Crispus Nyaga

Crispus Nyaga is a Nairobi-based trader and analyst. He started trading more than 7 years ago as a student. He has published in several reputable websites like The Street, Benzinga, and Seeking Alpha. He focuses mostly on G20 currencies, commodities like Crude oil and Gold, and European and American large-cap companies.

Cotton is an important plant used in the manufacture numerous products, but primarily used in the production of fabrics. The crop is planted in a number of countries, with China, India, and United States being the top three producing countries. They produced 6.5 million tons, 6.4 million, and 3.5 million tons respectively every year. The biggest demand for the crop is from Asian countries like China because these are the countries which produce the most fabric.

As with all commodities, the price of cotton depends on the demand and supply. As the world’s population has continued to grow, it has led to more demand for fabric. In fact, the world’s population has more than doubled in the past 50 years. However, this demand has not translated to higher prices because science has created alternatives to cotton.

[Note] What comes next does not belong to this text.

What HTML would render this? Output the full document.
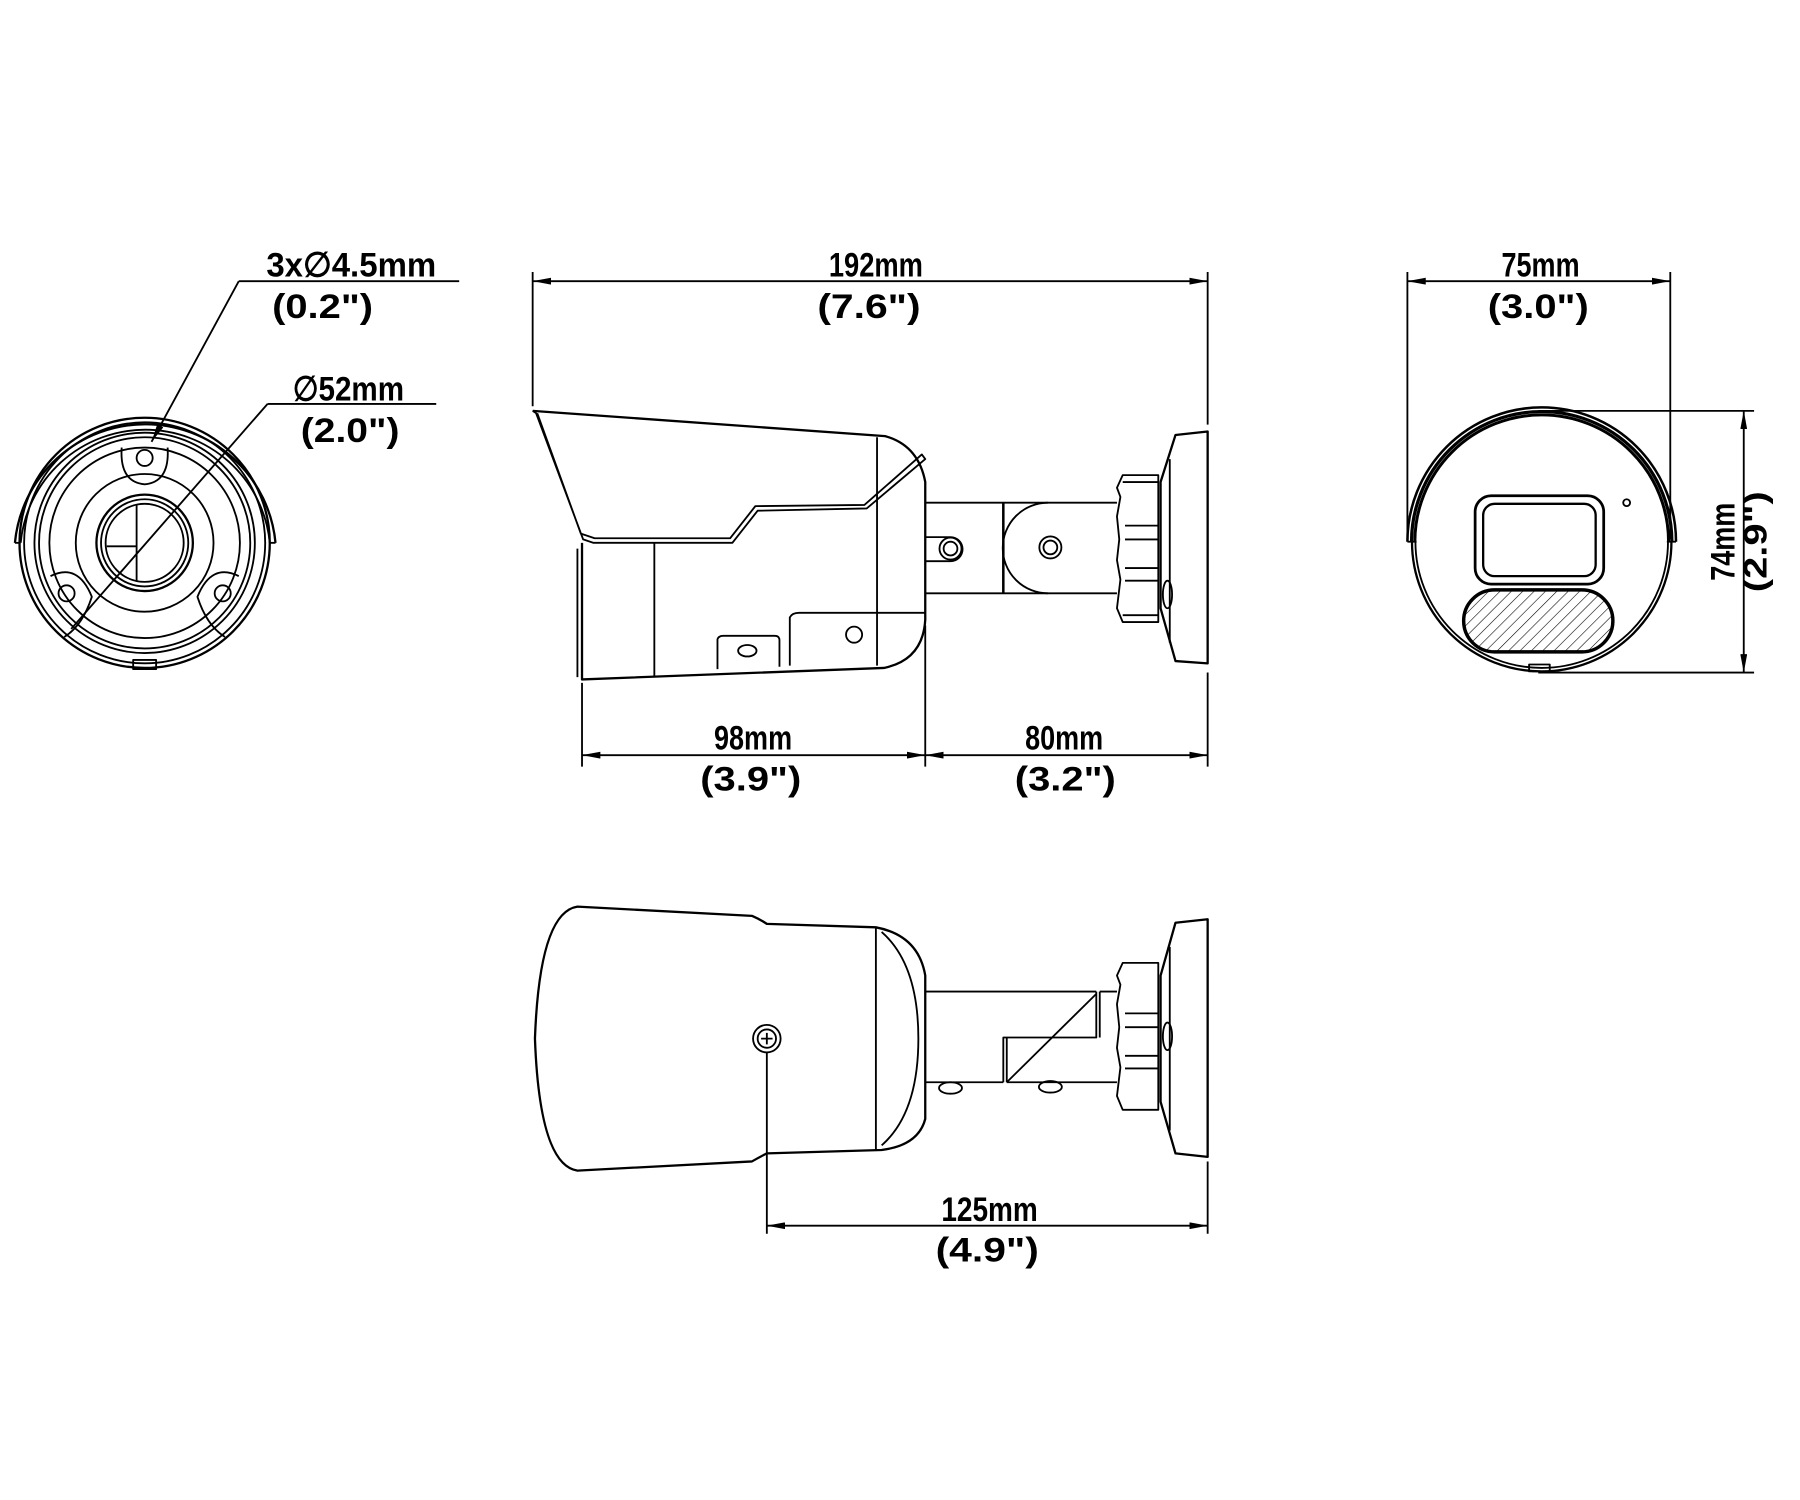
<!DOCTYPE html>
<html><head><meta charset="utf-8"><style>
html,body{margin:0;padding:0;background:#fff;}
svg{display:block;}
text{font-family:"Liberation Sans Narrow","Liberation Sans",sans-serif;font-weight:bold;fill:#000;}
</style></head><body>
<svg width="1800" height="1500" viewBox="0 0 1568 1307" preserveAspectRatio="none" xmlns="http://www.w3.org/2000/svg">
<defs>
<marker id="ae" markerWidth="16" markerHeight="6" refX="16" refY="3" orient="auto" markerUnits="userSpaceOnUse"><path d="M0,0 L16,3 L0,6 Z" fill="#000"/></marker>
<marker id="as" markerWidth="16" markerHeight="6" refX="0" refY="3" orient="auto" markerUnits="userSpaceOnUse"><path d="M16,0 L0,3 L16,6 Z" fill="#000"/></marker>
<pattern id="hat" width="7" height="7" patternUnits="userSpaceOnUse" patternTransform="rotate(45)"><line x1="0" y1="0" x2="0" y2="7" stroke="#000" stroke-width="1"/></pattern>
</defs>
<g fill="none" stroke="#000" stroke-width="1.6" stroke-linejoin="round">

<path d="M13,473 A114,114 0 0 1 240,473" stroke-width="2"/>
<path d="M18,473 A109,109 0 0 1 235,473"/>
<line x1="13" y1="473" x2="18" y2="473"/><line x1="235" y1="473" x2="240" y2="473"/>
<circle cx="126" cy="473" r="109" stroke-width="2"/>
<circle cx="126" cy="473" r="105"/>
<circle cx="126" cy="473" r="96"/>
<circle cx="126" cy="473" r="92"/>
<circle cx="126" cy="473" r="83"/>
<circle cx="126" cy="473" r="60"/>
<circle cx="126" cy="473" r="42" stroke-width="2"/>
<circle cx="126" cy="473" r="38"/>
<circle cx="126" cy="473" r="34"/>
<line x1="119" y1="440" x2="119" y2="506"/><line x1="93" y1="476" x2="119" y2="476"/>
<circle cx="126" cy="399" r="7"/>
<circle cx="58" cy="517" r="7"/>
<circle cx="194" cy="517" r="7"/>
<path d="M106,390 Q104,420 126,422 Q148,420 146,390"/>
<path d="M44,502 Q68,490 80,520 Q72,545 56,555"/>
<path d="M208,502 Q184,490 172,520 Q180,545 196,555"/>
<rect x="116" y="575" width="20" height="8"/>
<line x1="400" y1="245" x2="208" y2="245"/>
<line x1="208" y1="245" x2="132" y2="385" marker-end="url(#ae)"/>
<line x1="380" y1="352" x2="233" y2="352"/>
<line x1="233" y1="352" x2="62" y2="548"/>

<line x1="464" y1="245" x2="1052" y2="245" marker-start="url(#as)" marker-end="url(#ae)"/>
<line x1="464" y1="237" x2="464" y2="354"/>
<line x1="1052" y1="237" x2="1052" y2="370"/>
<path d="M464,358 L771,380 Q800,388 806,420 L806,540 Q804,575 770,582 L507,592 L507,473" stroke-width="2"/>
<path d="M464,358 L467,360 L508,470 L517,473 L638,473 L660,445 L755,443 L806,400 L803,396 L753,440 L658,441 L636,469 L518,469 L506,465 L468,360" />
<line x1="570" y1="473" x2="570" y2="590"/>
<line x1="764" y1="381" x2="764" y2="580"/>
<line x1="503" y1="478" x2="503" y2="590"/>
<path d="M625,583 L625,557 Q626,554 630,554 L675,554 Q679,554 679,558 L679,581"/>
<ellipse cx="651" cy="567" rx="8" ry="5"/>
<path d="M688,580 L688,538 Q690,534 696,534 L806,534"/>
<circle cx="744" cy="553" r="7"/>
<path d="M806,438 L973,438 M806,517 L973,517"/>
<line x1="874" y1="438" x2="874" y2="517" stroke-width="2.2"/>
<path d="M913,438 A39,39 0 0 0 913,517"/>
<circle cx="915" cy="477" r="9.6"/><circle cx="915" cy="477" r="6"/>
<path d="M806,468 L828,468 A10.5,10.5 0 0 1 828,489 L806,489"/>
<circle cx="828" cy="478" r="9.6"/><circle cx="828" cy="478" r="6"/>
<path d="M978,414 L1009,414 L1009,542 L978,542 L973,530 L976,505 L973,488 L975,470 L973,450 L976,433 L973,425 Z"/>
<line x1="978" y1="420" x2="1009" y2="420"/><line x1="980" y1="458" x2="1009" y2="458"/>
<line x1="980" y1="470" x2="1009" y2="470"/><line x1="980" y1="495" x2="1009" y2="495"/>
<line x1="980" y1="506" x2="1009" y2="506"/><line x1="978" y1="536" x2="1009" y2="536"/>
<path d="M1024,379 L1052,376 L1052,578 L1024,576 L1011,530 L1011,420 Z" stroke-width="2"/>
<line x1="1019" y1="400" x2="1019" y2="560"/>
<ellipse cx="1017" cy="518" rx="4" ry="12"/>
<line x1="507" y1="595" x2="507" y2="668"/>
<line x1="806" y1="545" x2="806" y2="668"/>
<line x1="1052" y1="586" x2="1052" y2="668"/>
<line x1="507" y1="658" x2="806" y2="658" marker-start="url(#as)" marker-end="url(#ae)"/>
<line x1="806" y1="658" x2="1052" y2="658" marker-start="url(#as)" marker-end="url(#ae)"/>

<line x1="1226" y1="245" x2="1455" y2="245" marker-start="url(#as)" marker-end="url(#ae)"/>
<line x1="1226" y1="237" x2="1226" y2="470"/>
<line x1="1455" y1="237" x2="1455" y2="470"/>
<circle cx="1343" cy="472" r="113" stroke-width="2"/>
<circle cx="1343" cy="472" r="110"/>
<path d="M1226,472 A117,117 0 0 1 1460,472" stroke-width="2.2"/>
<path d="M1229,472 A114,114 0 0 1 1457,472"/>
<path d="M1232,472 A111,111 0 0 1 1454,472"/>
<line x1="1226" y1="472" x2="1234" y2="472"/><line x1="1452" y1="472" x2="1460" y2="472"/>
<rect x="1285" y="432" width="112" height="77" rx="14" stroke-width="2.4"/>
<rect x="1292" y="439" width="98" height="63" rx="10" stroke-width="2"/>
<rect x="1275" y="514" width="130" height="54" rx="27" fill="url(#hat)" stroke-width="3"/>
<circle cx="1417" cy="438" r="3"/>
<rect x="1332" y="579" width="18" height="6"/>
<line x1="1340" y1="358" x2="1528" y2="358"/>
<line x1="1340" y1="586" x2="1528" y2="586"/>
<line x1="1519" y1="358" x2="1519" y2="586" marker-start="url(#as)" marker-end="url(#ae)"/>

<path d="M503,790 L655,798 Q662,801 668,805 L763,808 Q800,815 806,850 L806,975 Q800,998 768,1002 L668,1005 Q662,1008 655,1012 L503,1020 Q470,1015 466,905 Q470,795 503,790 Z" stroke-width="2"/>
<line x1="763" y1="808" x2="763" y2="1002"/>
<path d="M768,812 Q800,840 800,905 Q800,970 768,998"/>
<circle cx="668" cy="905" r="12"/><circle cx="668" cy="905" r="8"/>
<path d="M663,905 L673,905 M668,900 L668,910"/>
<path d="M806,864 L955,864 M958,864 L973,864 M806,943 L874,943 M877,943 L973,943"/>
<path d="M955,864 L955,904 L874,904 L874,943 M958,864 L958,904 M877,904 L877,943"/>
<line x1="877" y1="943" x2="955" y2="866"/>
<ellipse cx="828" cy="948" rx="10" ry="5"/><ellipse cx="915" cy="947" rx="10" ry="5"/>
<path d="M978,839 L1009,839 L1009,967 L978,967 L973,955 L976,930 L973,913 L975,895 L973,875 L976,858 L973,850 Z"/>
<line x1="980" y1="883" x2="1009" y2="883"/><line x1="980" y1="895" x2="1009" y2="895"/>
<line x1="980" y1="920" x2="1009" y2="920"/><line x1="980" y1="931" x2="1009" y2="931"/>
<path d="M1024,804 L1052,801 L1052,1008 L1024,1005 L1011,960 L1011,850 Z" stroke-width="2"/>
<line x1="1019" y1="825" x2="1019" y2="985"/>
<ellipse cx="1017" cy="903" rx="4" ry="12"/>
<line x1="668" y1="917" x2="668" y2="1075"/>
<line x1="1052" y1="1012" x2="1052" y2="1075"/>
<line x1="668" y1="1068" x2="1052" y2="1068" marker-start="url(#as)" marker-end="url(#ae)"/>
</g>

<g font-size="30">
<text x="232" y="241" textLength="148" lengthAdjust="spacingAndGlyphs">3x∅4.5mm</text>
<text x="237" y="277" textLength="88" lengthAdjust="spacingAndGlyphs">(0.2")</text>
<text x="255" y="349" textLength="97" lengthAdjust="spacingAndGlyphs">∅52mm</text>
<text x="262" y="385" textLength="86" lengthAdjust="spacingAndGlyphs">(2.0")</text>
<text x="722" y="241" textLength="82" lengthAdjust="spacingAndGlyphs">192mm</text>
<text x="712" y="277" textLength="90" lengthAdjust="spacingAndGlyphs">(7.6")</text>
<text x="622" y="653" textLength="68" lengthAdjust="spacingAndGlyphs">98mm</text>
<text x="610" y="689" textLength="88" lengthAdjust="spacingAndGlyphs">(3.9")</text>
<text x="893" y="653" textLength="68" lengthAdjust="spacingAndGlyphs">80mm</text>
<text x="884" y="689" textLength="88" lengthAdjust="spacingAndGlyphs">(3.2")</text>
<text x="1308" y="241" textLength="68" lengthAdjust="spacingAndGlyphs">75mm</text>
<text x="1296" y="277" textLength="88" lengthAdjust="spacingAndGlyphs">(3.0")</text>
<text x="820" y="1064" textLength="84" lengthAdjust="spacingAndGlyphs">125mm</text>
<text x="815" y="1099" textLength="90" lengthAdjust="spacingAndGlyphs">(4.9")</text>
<text transform="translate(1511,506) rotate(-90)" textLength="68" lengthAdjust="spacingAndGlyphs">74mm</text>
<text transform="translate(1539,516) rotate(-90)" font-size="28" textLength="88" lengthAdjust="spacingAndGlyphs">(2.9")</text>
</g>
</svg>
</body></html>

Yesterday, the price moved slightly higher after the United States Department of Agriculture (USDA) released the World Agricultural Supply and Demand Estimates (WASDE) report. This is a monthly report which gathers data from other organizations with the goal of providing guidance to the industry.

The report showed that for cotton, there was low consumption and higher ending stocks in March. In the United States, the consumption was about 3.1 million bales, which was the lowest level since the 1890s. The ending stocks were forecasted at 4.4 million bales, which was a slight increase from the previous estimate.  The statement added that:

Lower world consumption this month results in higher projected 2018/19 ending stocks, with little net change in the other components of the global balance sheet. World mill use is forecast about 400,000 bales lower this month. A 300,000-bale decline in Turkey – and smaller declines in the United States and Vietnam – more than offset smaller increases elsewhere. Lower imports for India, Turkey, and Vietnam are largely offset by an upward revision for China. Lower exports for India and Burkina Faso are largely offset by Australia and Turkey. Higher production for China is largely offset by a decline for Burkina Faso.

In the annual chart below, the price of cotton has risen from a low of $69.50 to a high of almost $80. This price is above the 21-day and 42-day moving averages while the signal line of the MACD has continued to move higher. The same is true with the Fisher Transform indicator as shown below. The price will therefore likely continue moving higher ahead of the next WASDE report. It may also depend on when the US will announce a deal with China.